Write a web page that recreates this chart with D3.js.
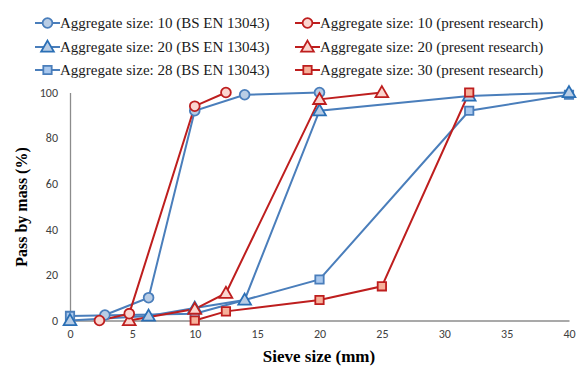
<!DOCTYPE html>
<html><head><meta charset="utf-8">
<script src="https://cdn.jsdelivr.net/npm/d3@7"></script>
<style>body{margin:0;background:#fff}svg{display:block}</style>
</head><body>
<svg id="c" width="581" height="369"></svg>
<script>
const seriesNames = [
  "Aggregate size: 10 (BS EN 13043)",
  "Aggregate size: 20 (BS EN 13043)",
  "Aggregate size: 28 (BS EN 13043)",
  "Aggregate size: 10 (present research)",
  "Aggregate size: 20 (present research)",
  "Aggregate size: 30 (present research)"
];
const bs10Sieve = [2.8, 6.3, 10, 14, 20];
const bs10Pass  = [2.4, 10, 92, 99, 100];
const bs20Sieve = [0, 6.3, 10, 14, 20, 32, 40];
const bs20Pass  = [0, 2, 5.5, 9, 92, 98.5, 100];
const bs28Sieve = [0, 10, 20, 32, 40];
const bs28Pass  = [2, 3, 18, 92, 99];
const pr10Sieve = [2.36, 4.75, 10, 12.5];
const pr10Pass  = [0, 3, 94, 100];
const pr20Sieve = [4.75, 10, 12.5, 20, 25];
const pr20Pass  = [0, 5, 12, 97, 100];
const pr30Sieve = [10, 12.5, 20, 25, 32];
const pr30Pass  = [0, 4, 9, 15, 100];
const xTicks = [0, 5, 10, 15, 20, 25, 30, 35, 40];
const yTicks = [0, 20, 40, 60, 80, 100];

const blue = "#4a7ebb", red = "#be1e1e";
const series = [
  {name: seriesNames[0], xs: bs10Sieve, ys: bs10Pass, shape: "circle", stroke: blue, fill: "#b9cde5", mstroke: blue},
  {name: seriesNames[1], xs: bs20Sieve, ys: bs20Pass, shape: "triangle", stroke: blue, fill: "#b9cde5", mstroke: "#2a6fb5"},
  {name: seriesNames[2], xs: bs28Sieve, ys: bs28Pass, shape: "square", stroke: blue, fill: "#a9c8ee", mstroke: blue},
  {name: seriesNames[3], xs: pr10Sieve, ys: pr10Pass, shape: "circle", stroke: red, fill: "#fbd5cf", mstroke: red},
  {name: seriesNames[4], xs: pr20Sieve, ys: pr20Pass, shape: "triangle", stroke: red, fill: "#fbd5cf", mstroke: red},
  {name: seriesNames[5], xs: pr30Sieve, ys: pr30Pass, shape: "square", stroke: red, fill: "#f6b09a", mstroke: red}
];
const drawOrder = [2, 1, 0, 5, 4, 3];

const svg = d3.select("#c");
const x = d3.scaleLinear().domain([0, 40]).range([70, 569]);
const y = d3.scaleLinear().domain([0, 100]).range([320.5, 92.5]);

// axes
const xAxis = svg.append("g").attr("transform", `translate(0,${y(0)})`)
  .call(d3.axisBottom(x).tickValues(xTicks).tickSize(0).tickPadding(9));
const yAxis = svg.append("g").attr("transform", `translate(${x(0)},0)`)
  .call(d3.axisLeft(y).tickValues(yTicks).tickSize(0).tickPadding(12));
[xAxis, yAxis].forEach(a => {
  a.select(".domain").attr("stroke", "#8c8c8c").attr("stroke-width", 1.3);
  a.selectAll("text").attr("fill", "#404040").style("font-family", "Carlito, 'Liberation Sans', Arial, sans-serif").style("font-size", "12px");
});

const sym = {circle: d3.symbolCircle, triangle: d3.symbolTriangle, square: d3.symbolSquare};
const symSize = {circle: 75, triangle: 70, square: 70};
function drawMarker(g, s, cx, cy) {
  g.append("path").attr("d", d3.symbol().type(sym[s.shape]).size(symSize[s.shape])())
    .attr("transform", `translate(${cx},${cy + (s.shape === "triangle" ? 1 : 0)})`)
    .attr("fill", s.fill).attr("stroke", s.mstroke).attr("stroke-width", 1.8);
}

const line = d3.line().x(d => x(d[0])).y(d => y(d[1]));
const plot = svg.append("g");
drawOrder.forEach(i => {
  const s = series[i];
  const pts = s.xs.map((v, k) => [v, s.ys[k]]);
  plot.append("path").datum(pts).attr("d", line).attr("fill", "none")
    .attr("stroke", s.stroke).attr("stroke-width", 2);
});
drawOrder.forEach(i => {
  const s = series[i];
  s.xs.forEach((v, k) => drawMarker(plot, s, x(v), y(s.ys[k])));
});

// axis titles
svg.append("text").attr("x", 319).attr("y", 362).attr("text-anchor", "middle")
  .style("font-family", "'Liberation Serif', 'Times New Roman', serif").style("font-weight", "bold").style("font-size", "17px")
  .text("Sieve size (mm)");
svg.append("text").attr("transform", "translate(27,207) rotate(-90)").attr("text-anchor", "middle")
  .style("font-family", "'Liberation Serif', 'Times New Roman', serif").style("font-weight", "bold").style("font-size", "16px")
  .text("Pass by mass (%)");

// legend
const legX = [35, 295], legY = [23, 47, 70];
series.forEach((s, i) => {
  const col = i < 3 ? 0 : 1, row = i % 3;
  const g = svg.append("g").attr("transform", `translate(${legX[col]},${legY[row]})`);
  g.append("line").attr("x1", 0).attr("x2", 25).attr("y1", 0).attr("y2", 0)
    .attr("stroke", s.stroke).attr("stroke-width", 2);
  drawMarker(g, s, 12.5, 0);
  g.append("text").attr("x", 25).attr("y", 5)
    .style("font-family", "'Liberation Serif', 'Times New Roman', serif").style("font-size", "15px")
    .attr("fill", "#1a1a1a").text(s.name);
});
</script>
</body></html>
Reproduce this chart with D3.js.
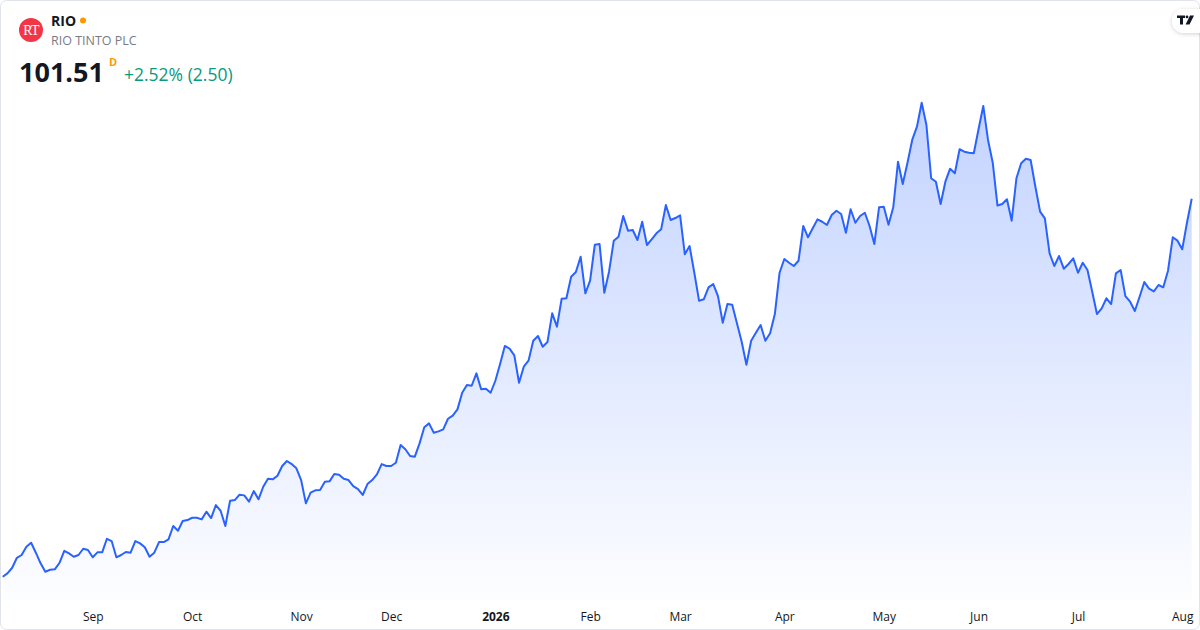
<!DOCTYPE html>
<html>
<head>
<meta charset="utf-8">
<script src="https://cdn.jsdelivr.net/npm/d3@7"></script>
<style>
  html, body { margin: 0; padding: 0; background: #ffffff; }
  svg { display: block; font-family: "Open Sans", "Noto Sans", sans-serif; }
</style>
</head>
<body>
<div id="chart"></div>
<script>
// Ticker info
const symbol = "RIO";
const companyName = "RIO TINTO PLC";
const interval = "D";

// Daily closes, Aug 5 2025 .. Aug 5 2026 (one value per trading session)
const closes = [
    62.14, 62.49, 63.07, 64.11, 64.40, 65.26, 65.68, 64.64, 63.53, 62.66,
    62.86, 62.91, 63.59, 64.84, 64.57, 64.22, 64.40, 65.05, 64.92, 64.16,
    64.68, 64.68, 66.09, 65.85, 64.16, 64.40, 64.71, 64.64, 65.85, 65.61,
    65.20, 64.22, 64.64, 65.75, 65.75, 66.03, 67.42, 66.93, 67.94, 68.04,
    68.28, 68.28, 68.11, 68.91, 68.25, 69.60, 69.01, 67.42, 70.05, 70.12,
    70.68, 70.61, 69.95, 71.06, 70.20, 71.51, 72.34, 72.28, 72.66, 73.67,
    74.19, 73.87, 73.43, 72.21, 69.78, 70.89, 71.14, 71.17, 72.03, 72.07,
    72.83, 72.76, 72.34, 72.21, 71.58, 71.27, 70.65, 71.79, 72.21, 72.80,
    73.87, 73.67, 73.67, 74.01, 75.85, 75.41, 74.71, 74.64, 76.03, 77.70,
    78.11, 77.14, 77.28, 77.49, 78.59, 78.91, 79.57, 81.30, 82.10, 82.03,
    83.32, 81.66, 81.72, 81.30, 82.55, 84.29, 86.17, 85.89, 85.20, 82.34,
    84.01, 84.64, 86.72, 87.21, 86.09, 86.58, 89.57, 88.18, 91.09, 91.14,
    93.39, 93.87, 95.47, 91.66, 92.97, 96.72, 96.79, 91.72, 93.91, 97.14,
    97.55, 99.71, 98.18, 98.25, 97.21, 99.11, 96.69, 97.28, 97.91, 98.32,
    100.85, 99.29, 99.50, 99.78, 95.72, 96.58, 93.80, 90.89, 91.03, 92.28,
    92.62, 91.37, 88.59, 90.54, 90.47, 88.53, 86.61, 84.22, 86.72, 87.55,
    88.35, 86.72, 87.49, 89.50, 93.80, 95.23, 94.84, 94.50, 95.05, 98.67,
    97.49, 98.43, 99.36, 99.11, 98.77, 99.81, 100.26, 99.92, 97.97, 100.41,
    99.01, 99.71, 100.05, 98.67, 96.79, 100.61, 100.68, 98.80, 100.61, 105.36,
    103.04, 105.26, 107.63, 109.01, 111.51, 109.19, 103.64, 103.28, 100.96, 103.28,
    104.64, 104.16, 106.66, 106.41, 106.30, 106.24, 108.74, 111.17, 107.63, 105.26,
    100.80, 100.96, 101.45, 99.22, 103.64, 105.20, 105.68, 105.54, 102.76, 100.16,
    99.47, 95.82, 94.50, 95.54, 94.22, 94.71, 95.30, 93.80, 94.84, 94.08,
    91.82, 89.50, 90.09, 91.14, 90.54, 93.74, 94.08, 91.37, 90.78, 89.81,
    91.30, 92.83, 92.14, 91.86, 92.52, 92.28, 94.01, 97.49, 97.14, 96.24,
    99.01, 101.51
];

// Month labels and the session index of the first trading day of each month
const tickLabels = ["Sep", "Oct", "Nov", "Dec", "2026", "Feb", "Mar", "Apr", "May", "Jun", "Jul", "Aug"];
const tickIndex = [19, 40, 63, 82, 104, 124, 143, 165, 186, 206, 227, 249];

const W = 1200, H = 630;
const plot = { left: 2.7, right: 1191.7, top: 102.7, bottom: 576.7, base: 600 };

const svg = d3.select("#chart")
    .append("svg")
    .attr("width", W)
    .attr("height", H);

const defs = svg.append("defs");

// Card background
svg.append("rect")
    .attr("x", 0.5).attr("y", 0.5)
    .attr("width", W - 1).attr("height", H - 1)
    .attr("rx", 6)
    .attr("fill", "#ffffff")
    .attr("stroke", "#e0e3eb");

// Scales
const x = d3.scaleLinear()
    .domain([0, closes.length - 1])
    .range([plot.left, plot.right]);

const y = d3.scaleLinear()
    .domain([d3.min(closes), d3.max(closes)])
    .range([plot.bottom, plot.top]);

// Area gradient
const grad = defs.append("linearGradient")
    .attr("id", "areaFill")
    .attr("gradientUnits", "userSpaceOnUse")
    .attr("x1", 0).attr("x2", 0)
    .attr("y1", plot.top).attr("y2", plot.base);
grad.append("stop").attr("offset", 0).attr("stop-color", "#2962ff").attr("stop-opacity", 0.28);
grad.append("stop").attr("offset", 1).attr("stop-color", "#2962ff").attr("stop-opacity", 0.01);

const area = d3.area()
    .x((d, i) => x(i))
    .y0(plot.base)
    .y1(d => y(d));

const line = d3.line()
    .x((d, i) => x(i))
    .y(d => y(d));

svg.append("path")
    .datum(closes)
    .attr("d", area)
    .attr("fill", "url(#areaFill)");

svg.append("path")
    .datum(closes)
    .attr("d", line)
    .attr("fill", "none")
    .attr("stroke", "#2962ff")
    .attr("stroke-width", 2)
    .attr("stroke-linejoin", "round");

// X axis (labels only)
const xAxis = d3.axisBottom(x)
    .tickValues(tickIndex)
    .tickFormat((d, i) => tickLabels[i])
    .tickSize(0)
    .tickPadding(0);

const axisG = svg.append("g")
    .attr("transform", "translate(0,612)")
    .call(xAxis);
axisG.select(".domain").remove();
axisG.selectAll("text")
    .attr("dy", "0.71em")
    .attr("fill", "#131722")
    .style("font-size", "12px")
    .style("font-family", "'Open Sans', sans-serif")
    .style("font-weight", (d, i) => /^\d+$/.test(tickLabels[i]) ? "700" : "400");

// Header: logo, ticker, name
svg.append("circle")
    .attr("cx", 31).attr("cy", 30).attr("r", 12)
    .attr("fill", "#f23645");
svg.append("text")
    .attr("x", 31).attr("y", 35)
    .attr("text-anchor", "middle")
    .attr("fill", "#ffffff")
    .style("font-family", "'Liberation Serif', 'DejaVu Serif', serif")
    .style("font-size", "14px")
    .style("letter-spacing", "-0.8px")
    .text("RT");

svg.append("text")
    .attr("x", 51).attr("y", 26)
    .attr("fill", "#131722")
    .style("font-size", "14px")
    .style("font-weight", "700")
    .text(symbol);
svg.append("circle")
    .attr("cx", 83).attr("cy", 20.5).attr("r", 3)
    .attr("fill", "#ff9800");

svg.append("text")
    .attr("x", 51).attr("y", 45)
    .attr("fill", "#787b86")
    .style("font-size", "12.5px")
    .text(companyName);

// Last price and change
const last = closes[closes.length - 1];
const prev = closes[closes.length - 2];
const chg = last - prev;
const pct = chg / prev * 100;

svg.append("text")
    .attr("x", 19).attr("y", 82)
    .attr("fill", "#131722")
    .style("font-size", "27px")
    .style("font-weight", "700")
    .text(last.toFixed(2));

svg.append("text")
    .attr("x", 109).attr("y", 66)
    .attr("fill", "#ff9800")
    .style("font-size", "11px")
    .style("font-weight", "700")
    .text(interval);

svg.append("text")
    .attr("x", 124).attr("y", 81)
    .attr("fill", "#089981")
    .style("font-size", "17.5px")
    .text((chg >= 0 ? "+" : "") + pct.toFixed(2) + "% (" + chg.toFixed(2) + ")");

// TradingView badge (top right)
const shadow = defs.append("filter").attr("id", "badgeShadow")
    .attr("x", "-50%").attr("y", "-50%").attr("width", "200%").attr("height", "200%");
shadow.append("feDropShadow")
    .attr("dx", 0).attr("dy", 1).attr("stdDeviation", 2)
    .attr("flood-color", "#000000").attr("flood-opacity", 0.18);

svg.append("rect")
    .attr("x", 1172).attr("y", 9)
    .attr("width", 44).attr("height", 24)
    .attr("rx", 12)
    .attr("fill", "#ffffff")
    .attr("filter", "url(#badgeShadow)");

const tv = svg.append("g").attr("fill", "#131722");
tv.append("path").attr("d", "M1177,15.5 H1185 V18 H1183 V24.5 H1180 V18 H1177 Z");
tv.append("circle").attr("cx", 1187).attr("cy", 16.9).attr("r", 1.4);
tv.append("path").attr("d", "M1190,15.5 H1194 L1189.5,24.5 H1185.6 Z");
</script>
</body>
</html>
+ + + + +
■ **Task goal**: Repeat, word for word and with no pictures, only the lines running from the beginning of the data to the line that contains "d3.scaleLinear().domain([0, 100]).range([320.5, 92.5]);".

■ **Response to the exercise**:
Write a web page that recreates this chart with D3.js.
<!DOCTYPE html>
<html><head><meta charset="utf-8">
<script src="https://cdn.jsdelivr.net/npm/d3@7"></script>
<style>body{margin:0;background:#fff}svg{display:block}</style>
</head><body>
<svg id="c" width="581" height="369"></svg>
<script>
const seriesNames = [
  "Aggregate size: 10 (BS EN 13043)",
  "Aggregate size: 20 (BS EN 13043)",
  "Aggregate size: 28 (BS EN 13043)",
  "Aggregate size: 10 (present research)",
  "Aggregate size: 20 (present research)",
  "Aggregate size: 30 (present research)"
];
const bs10Sieve = [2.8, 6.3, 10, 14, 20];
const bs10Pass  = [2.4, 10, 92, 99, 100];
const bs20Sieve = [0, 6.3, 10, 14, 20, 32, 40];
const bs20Pass  = [0, 2, 5.5, 9, 92, 98.5, 100];
const bs28Sieve = [0, 10, 20, 32, 40];
const bs28Pass  = [2, 3, 18, 92, 99];
const pr10Sieve = [2.36, 4.75, 10, 12.5];
const pr10Pass  = [0, 3, 94, 100];
const pr20Sieve = [4.75, 10, 12.5, 20, 25];
const pr20Pass  = [0, 5, 12, 97, 100];
const pr30Sieve = [10, 12.5, 20, 25, 32];
const pr30Pass  = [0, 4, 9, 15, 100];
const xTicks = [0, 5, 10, 15, 20, 25, 30, 35, 40];
const yTicks = [0, 20, 40, 60, 80, 100];

const blue = "#4a7ebb", red = "#be1e1e";
const series = [
  {name: seriesNames[0], xs: bs10Sieve, ys: bs10Pass, shape: "circle", stroke: blue, fill: "#b9cde5", mstroke: blue},
  {name: seriesNames[1], xs: bs20Sieve, ys: bs20Pass, shape: "triangle", stroke: blue, fill: "#b9cde5", mstroke: "#2a6fb5"},
  {name: seriesNames[2], xs: bs28Sieve, ys: bs28Pass, shape: "square", stroke: blue, fill: "#a9c8ee", mstroke: blue},
  {name: seriesNames[3], xs: pr10Sieve, ys: pr10Pass, shape: "circle", stroke: red, fill: "#fbd5cf", mstroke: red},
  {name: seriesNames[4], xs: pr20Sieve, ys: pr20Pass, shape: "triangle", stroke: red, fill: "#fbd5cf", mstroke: red},
  {name: seriesNames[5], xs: pr30Sieve, ys: pr30Pass, shape: "square", stroke: red, fill: "#f6b09a", mstroke: red}
];
const drawOrder = [2, 1, 0, 5, 4, 3];

const svg = d3.select("#c");
const x = d3.scaleLinear().domain([0, 40]).range([70, 569]);
const y = d3.scaleLinear().domain([0, 100]).range([320.5, 92.5]);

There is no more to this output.